Homeless Fix Can Be Found in Vacant Buildings, Lots: Report

Citywide there are tens of thousands of apartments that are vacant and could be re-purposed to solve the long standing city's homeless problem, according to a report released Thursday afternoon.

The study by the advocacy group Picture the Homeless and Hunter College's Center for Community Development and Planning is based on a block-by-block survey done by 300 volunteers of a third of the New York City. The survey team identified 20 of the city's 59 Community Board districts based on existing data obtained through FOIA requests of city agencies that flagged potential vacancy, or blight hot spots: eight in Brooklyn, seven in Manhattan, three in the Bronx and one each in Queens and Staten Island.

The "Banking on Vacancy-Homelessness and Real Estate Speculation" report estimates that, when the lots and vacant units they identified are added up, some 65,824 people could be housed in Manhattan alone.

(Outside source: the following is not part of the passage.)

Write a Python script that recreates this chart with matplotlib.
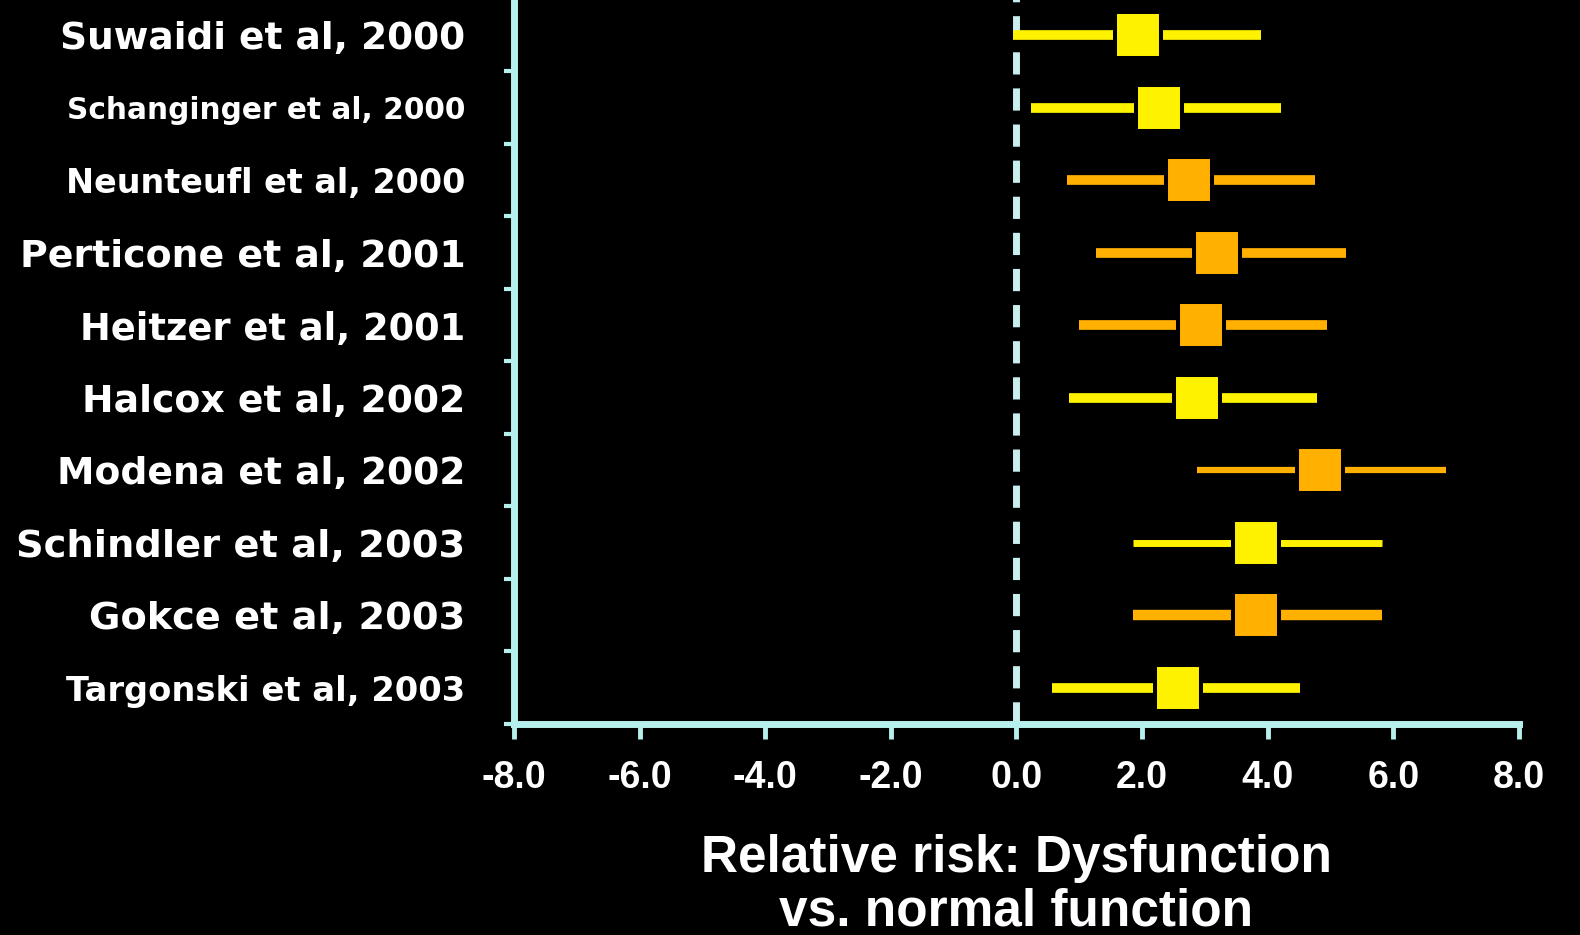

The report identified 987 vacant building in Manhattan alone that researchers said could house more than 32,000 people. Canvassers spotted 257 vacant lots.

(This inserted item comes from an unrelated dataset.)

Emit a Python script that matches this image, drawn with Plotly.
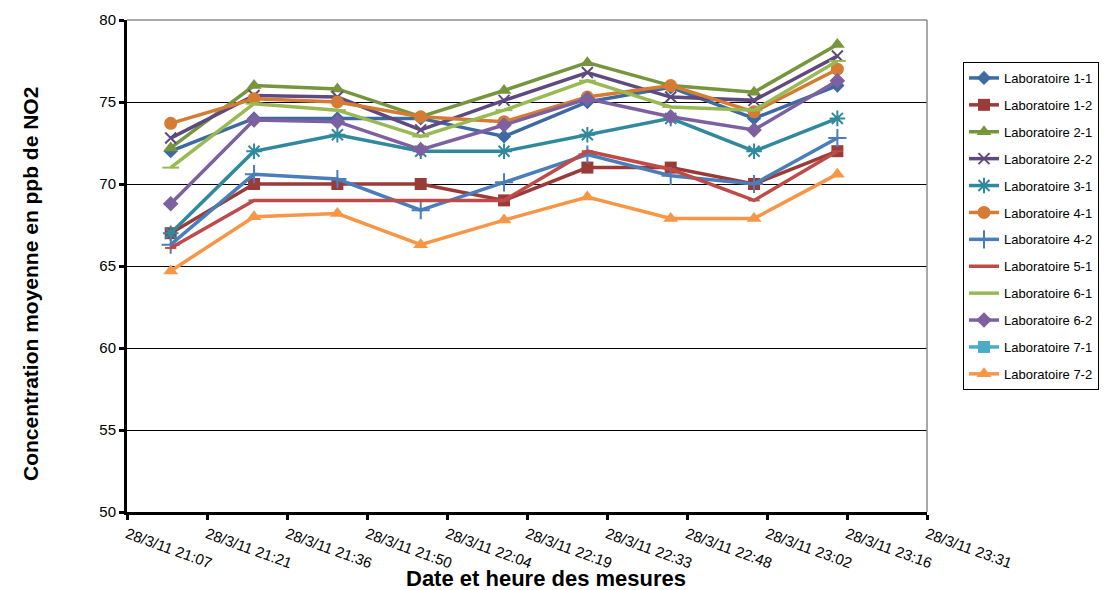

The block of East 116th Street between Lexington and Park in East Harlem exemplifies the findings found in the report, according to Kendall Jackman, with Picture the Homeless. Walking around the neighborhood, she pointed out multi-story buildings where the first floor commercial space is used, but several upper floors are boarded up. On this one block stretch, five of the 12 buildings fit that description.    

"We have proven that there are significant vacancies in the city. We have proven that we don't have to have homeless shelter system and no one needs to be sleeping on the streets," Jackman said. "These are the old brownstones, these are the old huge apartments   with the high ceilings. So we are talking about five buildings on one block. So we are talking about 30 apartments maybe."

On the East Harlem block, a long time property owner approached Jackman. He had a commercial store and several well-maintained apartments above his store. He did not want his name used, but said he too was troubled by the appearance of boarded up and cemented in windows. He said the cause for the blight was complicated, and included anxiety over investing in the neighborhood.

"People are a little afraid of what's going on. Our taxes have tripled over the last five years," he said. He added the rising water rates and the city's rent control regulations were also impediments.

(Photo: A block in East Harlem where commercial space is rented, but apartments above are boarded up. Bob Hennelly/WNYC)

City officials had not seen the report, but expressed skepticism about the study.

Eric Biederman, a spokesman for the city’s Department of Housing Preservation and Development, said with out detailed research into each location it is hard to draw any solid conclusion about the status of any property.  Elyzabeth Gaumer, a top analyst with HPD, said what may appear anecdotally to be vacant may be occupied part time or be in the legal process of being re-developed. Gaumer added the city's research shows vacant proprieties don't remain idle long. "And a vast majority, within a relatively short period of time, actually transition back into occupied and active use."

Tom Agnotti, director of Hunter College's Center for Community Development and Planning, said the Picture the Homeless survey is more accurate than the city's sampling "because it is an on the ground survey and is able to pick up a lot of vacancies that are not reflected in statistical data HPD has."

Picture the Homeless and their supporters can be expected to use this report to support their proposal pending in the City Council to require a comprehensive census of the city's entire structural stock, as well as vacant land.

Critics have said such a survey, which require looking at hundreds of thousands of properties and structures, would be prohibitively expensive. Additionally, municipal officials can't compel private property owners to rent out a potential apartment they choose to keep vacant.

Currently, the city determines its official vacancy rate through a tri-annual scientific sampling of 18,000 addresses performed by the U.S. Census. The city has just collected the latest data for the next report. Officials said that data shows the official vacancy rate for New York City has been consistently below 5 percent.

HPD officials said under the 1974 Rent Stabilization Law the city's vacancy level had to be documented at, our below that 5 percent vacancy threshold in order for the city's rent controls to remain binding.